Although torn at the bottom and with a small stain this cabinet card of an 1880's couple taken in Deadwood, Dakota Territory was a great find and it opened up a real research adventure for me. The photo shows an attractive well dressed man and woman, husband and wife, he is sitting and she is standing behind him. She is wearing the typical 1880's style bustled dress. She also has a beautiful, but common for the times, locket around her neck and her hair is styled with curly fringes about the forehead. The photographer was Pollock, Main and Gold Sts. Deadwood Dakota. On the reverside side the man is identified as "one of the Duggan sons of Henry Duggan, Sr. (Wm. Von Pier?)."
I am convinced that this is William V. Duggan who I found quite easily on Ancestry.com born in Barclay, PA most likely in December of 1855. His parents were Henry and Ann (unknown) Duggan both from Wales. Henry Duggan of Barclay, PA had seven sons, the oldest William being born in 1855. The next son was Henry Pierre born in 1868. In the 1880 Barclay, Bradford County, PA census 25 year old William is living with his parents and numerous brothers and sisters and occupation listed as student. Sometime around 1883 he married Mary (unknown) also from Pennsylvania, and before 1884 they moved to the South Dakota Territory where they are found in the 1885 South Dakota Territorial Census. Their son William Jennings Duggan was born 13 May 1884 (1900 Pipestone, Minnesota census). William age 30 listed his occupation as "lawyer, wife Mary age 23, with one son William age 1/12 (one month) and one servant, Lizzie Janes aged 14. His brother, Henry Pierre who was thirteen years younger did not marry until 1896 so they style of dress worn by the woman in this photo does not fit, therefore I am certain this is William V. and Mary Duggan.

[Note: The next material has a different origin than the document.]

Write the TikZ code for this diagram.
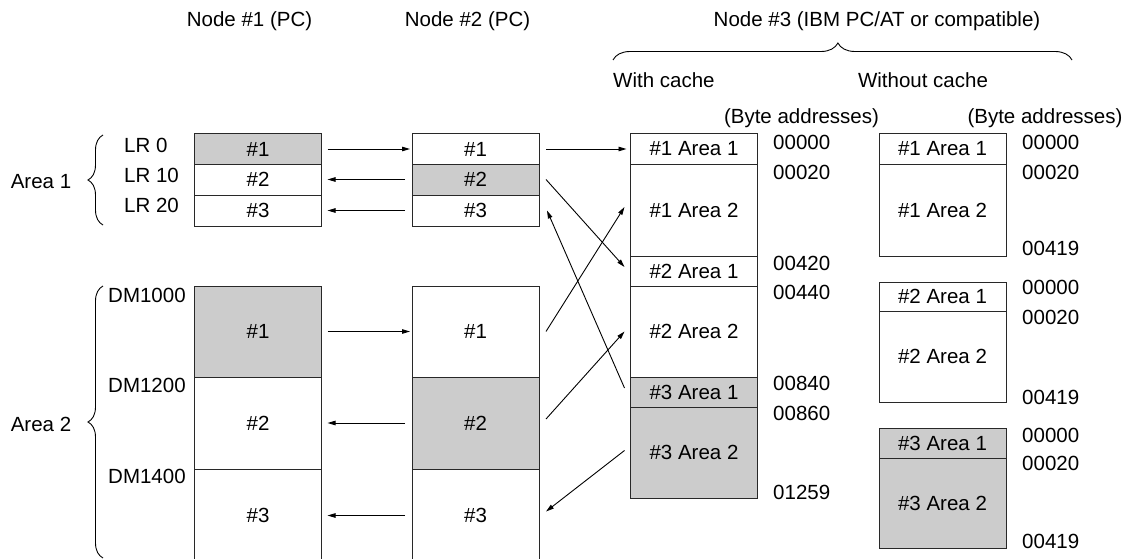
\documentclass[tikz,border=0pt]{standalone}
\usepackage{fontspec}
\setmainfont{Liberation Sans}
\usepackage{tikz}
\usetikzlibrary{arrows.meta, positioning, decorations.pathreplacing}
\definecolor{cellgray}{RGB}{204,204,204}
\definecolor{edgegray}{RGB}{40,40,40}

\begin{document}
\begin{tikzpicture}[x=1pt, y=-1pt, font=\fontsize{20.5}{24}\selectfont,
  cell/.style={draw=edgegray, line width=1pt, minimum width=127pt, inner sep=0pt, outer sep=0pt},
  hit/.style={fill=cellgray},
  lbl/.style={inner sep=0pt},
  xfer/.style={-{Triangle[length=8pt, width=4.5pt]}, line width=0.9pt},
  curly/.style={decorate, decoration={brace, amplitude=#1}, line width=0.9pt},
  curly/.default=15pt]
  \useasboundingbox (0,0) rectangle (1129,559);

  % headings
  \node[lbl] (t1) at (249.5,21) {Node \#1 (PC)};
  \node[lbl] (t2) at (467.5,21) {Node \#2 (PC)};
  \node[lbl] (t3) at (877,21) {Node \#3 (IBM PC/AT or compatible)};
  \draw[curly=17pt, decoration={aspect=0.49}] (613,60) -- (1072,60);
  \node[lbl, anchor=west] (wc) at (613,80) {With cache};
  \node[lbl] (woc) at (923,80) {Without cache};
  \node[lbl] (ba1) at (801.5,118) {(Byte addresses)};
  \node[lbl] (ba2) at (1045,118) {(Byte addresses)};

  % node #1, LR and DM words
  \node[cell, hit, minimum height=30pt] (n1lr1) at (258,149) {\#1};
  \node[cell, minimum height=31pt, below=0pt of n1lr1] (n1lr2) {\#2};
  \node[cell, minimum height=31pt, below=0pt of n1lr2] (n1lr3) {\#3};
  \node[cell, hit, minimum height=91pt] (n1dm1) at (258,331.5) {\#1};
  \node[cell, minimum height=92pt, below=0pt of n1dm1] (n1dm2) {\#2};
  \node[cell, minimum height=93pt, below=0pt of n1dm2] (n1dm3) {\#3};

  \node[lbl, anchor=west] (lr0) at (124,145) {LR 0};
  \node[lbl, anchor=west] (lr10) at (124,175) {LR 10};
  \node[lbl, anchor=west] (lr20) at (124,205) {LR 20};
  \node[lbl, anchor=west] (dm1) at (108,295) {DM1000};
  \node[lbl, anchor=west] (dm2) at (108,385) {DM1200};
  \node[lbl, anchor=west] (dm3) at (108,476) {DM1400};
  \draw[curly] (103,225) -- (103,135);
  \node[lbl] (ar1) at (41,182) {Area 1};
  \draw[curly] (103,558) -- (103,286);
  \node[lbl] (ar2) at (41,424) {Area 2};

  % node #2
  \node[cell, minimum height=30pt] (n2lr1) at (475.5,149) {\#1};
  \node[cell, hit, minimum height=31pt, below=0pt of n2lr1] (n2lr2) {\#2};
  \node[cell, minimum height=31pt, below=0pt of n2lr2] (n2lr3) {\#3};
  \node[cell, minimum height=91pt] (n2dm1) at (475.5,331.5) {\#1};
  \node[cell, hit, minimum height=92pt, below=0pt of n2dm1] (n2dm2) {\#2};
  \node[cell, minimum height=93pt, below=0pt of n2dm2] (n2dm3) {\#3};

  % node #3, with cache
  \node[cell, minimum height=30pt] (c11) at (694,149) {\#1 Area 1};
  \node[cell, minimum height=92pt, below=0pt of c11] (c12) {\#1 Area 2};
  \node[cell, minimum height=30pt, below=0pt of c12] (c21) {\#2 Area 1};
  \node[cell, minimum height=91pt, below=0pt of c21] (c22) {\#2 Area 2};
  \node[cell, hit, minimum height=30pt, below=0pt of c22] (c31) {\#3 Area 1};
  \node[cell, hit, minimum height=91pt, below=0pt of c31] (c32) {\#3 Area 2};
  \foreach \adr/\ypos in {00000/142, 00020/172, 00420/263, 00440/292, 00840/383, 00860/413, 01259/492}
    \node[lbl, anchor=west] (a\adr) at (773,\ypos) {\adr};

  % node #3, without cache
  \node[cell, minimum height=30pt] (w11) at (942.5,149) {\#1 Area 1};
  \node[cell, minimum height=92pt, below=0pt of w11] (w12) {\#1 Area 2};
  \node[cell, minimum height=29pt] (w21) at (942.5,296.5) {\#2 Area 1};
  \node[cell, minimum height=91pt, below=0pt of w21] (w22) {\#2 Area 2};
  \node[cell, hit, minimum height=30pt] (w31) at (942.5,443) {\#3 Area 1};
  \node[cell, hit, minimum height=90pt, below=0pt of w31] (w32) {\#3 Area 2};
  \foreach \adr/\ypos [count=\k] in {00000/142, 00020/172, 00419/248, 00000/287, 00020/317, 00419/397, 00000/435, 00020/463, 00419/541}
    \node[lbl, anchor=west] (b\k) at (1022,\ypos) {\adr};

  % transfers, area 1
  \draw[xfer] ([xshift=6pt]n1lr1.east) -- ([xshift=-2pt]n2lr1.west);
  \draw[xfer] ([xshift=-7pt]n2lr2.west) -- ([xshift=6pt]n1lr2.east);
  \draw[xfer] ([xshift=-7pt]n2lr3.west) -- ([xshift=6pt]n1lr3.east);
  \draw[xfer] ([xshift=7pt]n2lr1.east) -- ([xshift=-4pt]c11.west);
  \draw[xfer] ([xshift=7pt]n2lr2.east) -- ([xshift=-6pt, yshift=4pt]c21.west);
  \draw[xfer] ([xshift=-6pt, yshift=4pt]c31.west) -- ([xshift=8pt]n2lr3.east);
  % transfers, area 2
  \draw[xfer] ([xshift=6pt]n1dm1.east) -- ([xshift=-2pt]n2dm1.west);
  \draw[xfer] ([xshift=-7pt]n2dm2.west) -- ([xshift=6pt]n1dm2.east);
  \draw[xfer] ([xshift=-7pt]n2dm3.west) -- ([xshift=6pt]n1dm3.east);
  \draw[xfer] ([xshift=7pt]n2dm1.east) -- ([xshift=-6pt, yshift=3pt]c12.west);
  \draw[xfer] ([xshift=7pt, yshift=4pt]n2dm2.east) -- ([xshift=-6pt]c22.west);
  \draw[xfer] ([xshift=-6pt, yshift=2pt]c32.west) -- ([xshift=7pt, yshift=4pt]n2dm3.east);
\end{tikzpicture}
\end{document}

Wiliiam and Mary would go on to have two more children, Ruth born in 1889 and Mary J. born in 1891. Mary must have died before 1893, perhaps in childbirth with Mary because on 11 Apr 1893 in Pipestone, Minnesota (just across the state line from South Dakota) William was married again to Georgia Hatch (1871-). William and Georgia lived in Minnesota until 1910 where they are listed in the 1910 Elkton, Brookings, South Dakota census. His occupation changed a little with each census, 1900 - insurance, 1905 - life insurance agent, 1910 - hotel ?, 1920 - life insurance. I wonder what led him to leave his law practice? William died 27 May 1932 in Brookings, South Dakota .
To further help date this photograph I found this helpful information on the photographer: In December 1884 Albert Pollock Studio was advertising their "elegantly tinted cabinet photo and walnut frame." Albert Pollock was partners with E. L. Boyden who bought him out in 1886 and Pollock retired to ranching. This information comes from the site, http://identifythisdeadwoodimage.blogspot.com which has many wonderful old images from Deadwood. Since I know that William and Mary were married sometime around 1883 this photograph can be dated between 1883 - 1886.
Deadwood, the county seat of Lawrence County has such a rich history. According to Wikipedia it was named for the dead trees found in its gulch. The settlement of Deadwood was founded in the 1870's and has been described as illegal, since it lay within the territory granted to Native Americans in the 1868 Treaty of Laramie. In 1874 Col. George Armstrong Custer led an expedition into the Black Hills belonging to the Lakota and announced the discovery of gold on French Creek triggering a gold rush. This gave rise to the lawless town of Deadwood which quickly reached a population of about 5,000. Many prosperous businesses sprang up including saloons and brothels. The town attained notoriety for the murder of Wild Bill Hickok and he is buried there at Mount Moriah Cemetery as is Calamity Jane.
A fire on September 26, 1879 devastated the town, destroying over 300 buildings and consuming most everything belonging to the townspeople. Many left to try their luck elsewhere. The Deadwood Central Railroad was founded in 1888 to serve the mining purposes of J.K.P. Miller and associates. Although electrified in 1902 for operation as an interuban passenger system, the railroad was abandoned in 1930.
Another fire in 1959 came close to destroying the town; about 4,500 square miles were burned. In 1961 the entire town was designated a National Historic Landmark. Today the population of Deadwood is around 1,270.